Georges Valmier, born in April 1885 in Angoulême, France, was among those artists who did not fulfil all their goals, leaving behind him a restricted amount of works.

Still, Valmier worked a lot devoting all his energy to art after studying painting with Luc-Olivier Merson in Paris between 1905 and 1909. He then worked under the influence of Cézanne and adhered to Cubism progressively from 1911.

Valmier first painted destructured portraits and went on to produce still lifes and landscapes in that manner in a style close to that of Lyonel Feininger. He exhibited his works at the Salon des Indépendants in 1913 and 1914 but had to enrol in the French army at the outbreak of the First World War.

Back to civilian life in 1919, he went back to work and remained faithful to Cubism. His first exhibition after the war took place in 1921 in Paris where he showed some paintings and collages. The same year he worked as an illustrator for the «Bulletin de l'Effort Moderne», a magazine headed by Paul Rosenberg.
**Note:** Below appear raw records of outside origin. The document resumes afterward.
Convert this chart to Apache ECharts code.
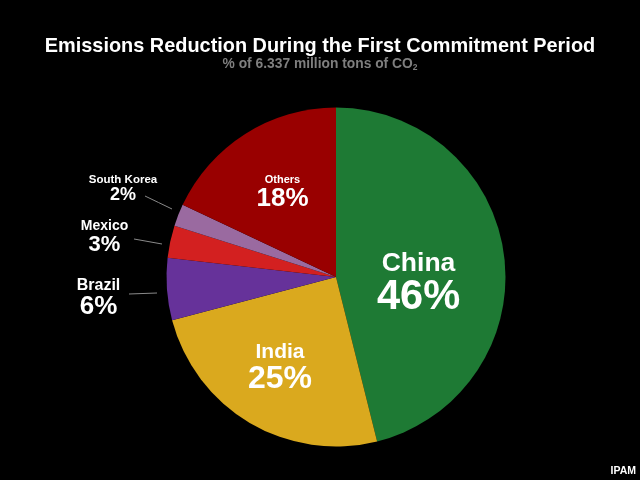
<!DOCTYPE html>
<html>
<head>
<meta charset="utf-8">
<style>html,body{margin:0;padding:0;background:#000}#main{width:640px;height:480px}</style>
<script src="https://cdn.jsdelivr.net/npm/echarts@6/dist/echarts.min.js"></script>
</head>
<body>
<div id="main"></div>
<script>
const countries = ['China', 'India', 'Brazil', 'Mexico', 'South Korea', 'Others'];
// slice sizes, labels show them rounded
const shares = [46.1, 24.8, 5.9, 3.1, 2.1, 18];
const colors = ['#1e7a34', '#daa91e', '#66329a', '#d32020', '#9a6aa0', '#990000'];
const nameSizes = [26.5, 21, 16, 14, 11.5, 11];
const valueSizes = [41.6, 32, 26, 22, 18, 26];
// label centre, in px
const labelX = [418.5, 280, 98.5, 104.5, 123, 282.5];
const labelY = [284.7, 368.5, 299, 237.5, 189, 193];
// leader lines, only the small slices have one
const leaders = {
  2: [[129, 294], [143, 293.5], [157, 293]],
  3: [[134, 239], [148, 241.5], [162, 244]],
  4: [[145, 196], [158.5, 202.5], [172, 209]]
};

const chart = echarts.init(document.getElementById('main'));
chart.setOption({
  backgroundColor: '#000',
  animation: false,
  title: {
    text: 'Emissions Reduction During the First Commitment Period',
    subtext: '{a|% of 6.337 million tons of CO}{b|2}',
    left: 'center',
    top: 32,
    itemGap: -1,
    textStyle: { color: '#fff', fontFamily: 'Liberation Sans', fontWeight: 'bold', fontSize: 19.9 },
    subtextStyle: {
      rich: {
        a: { color: '#7f7f7f', fontFamily: 'Liberation Sans', fontWeight: 'bold', fontSize: 13.8 },
        b: { color: '#7f7f7f', fontFamily: 'Liberation Sans', fontWeight: 'bold', fontSize: 8.5, padding: [7, 0, 0, 0] }
      }
    }
  },
  graphic: [{
    type: 'text',
    right: 4,
    bottom: 3,
    style: { text: 'IPAM', fill: '#fff', font: 'bold 10.5px "Liberation Sans"' }
  }],
  series: [{
    type: 'pie',
    center: [336, 277],
    radius: [0, 169.5],
    startAngle: 90,
    clockwise: true,
    itemStyle: { borderWidth: 0 },
    data: countries.map((name, i) => ({
      name: name,
      value: shares[i],
      itemStyle: { color: colors[i] },
      label: {
        formatter: '{n|' + name + '}\n{v|' + Math.round(shares[i]) + '%}',
        rich: {
          n: { color: '#fff', fontFamily: 'Liberation Sans', fontWeight: 'bold', fontSize: nameSizes[i], align: 'center', lineHeight: nameSizes[i] },
          v: { color: '#fff', fontFamily: 'Liberation Sans', fontWeight: 'bold', fontSize: valueSizes[i], align: 'center', lineHeight: valueSizes[i] }
        }
      },
      labelLine: { show: !!leaders[i], lineStyle: { color: '#8a8a8a', width: 1 } }
    })),
    label: { show: true, position: 'outside', overflow: 'none', width: 200, alignTo: 'none' },
    labelLine: { show: true },
    labelLayout: function (p) {
      return {
        x: labelX[p.dataIndex],
        y: labelY[p.dataIndex],
        align: 'center',
        verticalAlign: 'middle',
        width: 200,
        labelLinePoints: leaders[p.dataIndex]
      };
    }
  }]
});
</script>
</body>
</html>
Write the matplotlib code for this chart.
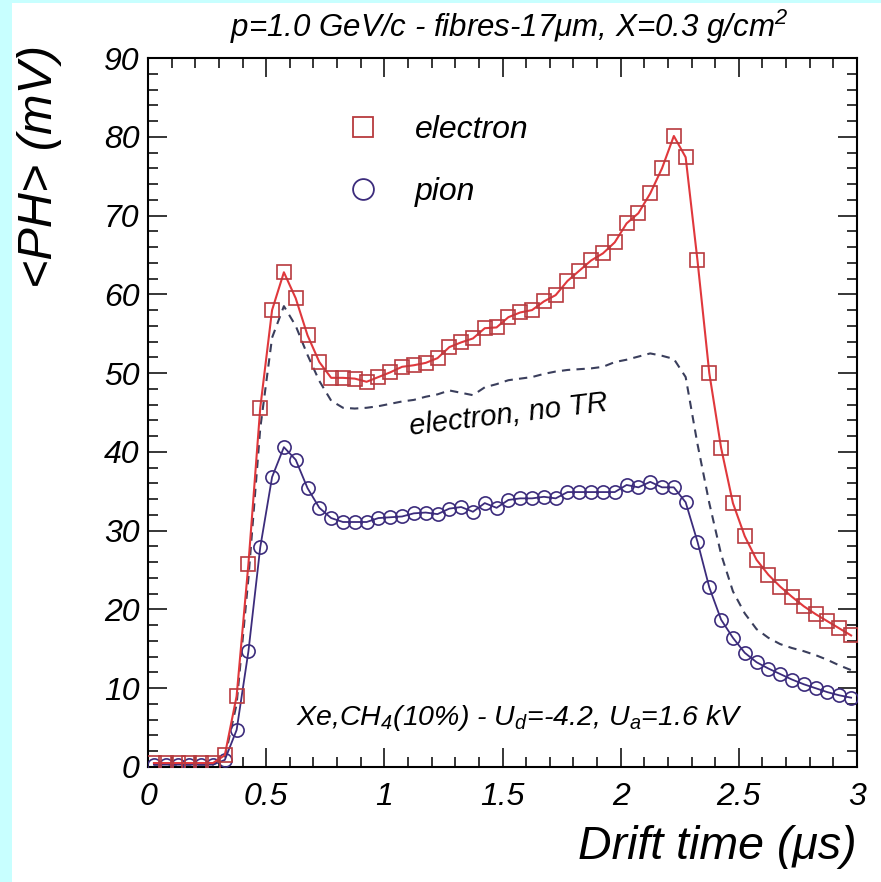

Much attracted by Futurism, he produced masks for Marinetti's theatre and decors for some plays, including Claudel's «Tête d'Or», Georges Pillement's «Cyprien et l'Amour à Dix-Huit Ans» or Max Jacob's «Isabelle et Pantalon».

From 1921, Valmier executed charming gouache copies of all his paintings and collages which summarized his late contribution to Cubism.

Also a good musician, earning his life through many religious concerts, Valmier then appeared progressively detached from reality in his works where lines and curves determining neat painted surfaces played a predominant role in a way close to that of Fernand Léger.

From 1919, he used to give musical titles to his works like «Improvisation» or «Scherzo» but in 1929, he chose to give up cubist aesthetism in favour of total abstraction. Valmier exhibited his works once again at the Salon des Indépendants in 1930 and joined the «Abstraction-Creation» group two years later. During the last part of his life he produced a series of gouaches to illustrate Georges Pillement's «Entre la Vie et la Mort» and executed three large panels for the pavilion of the French railway SNCF company at the International exhibition of 1937 in Paris. He died on March 25th of that year.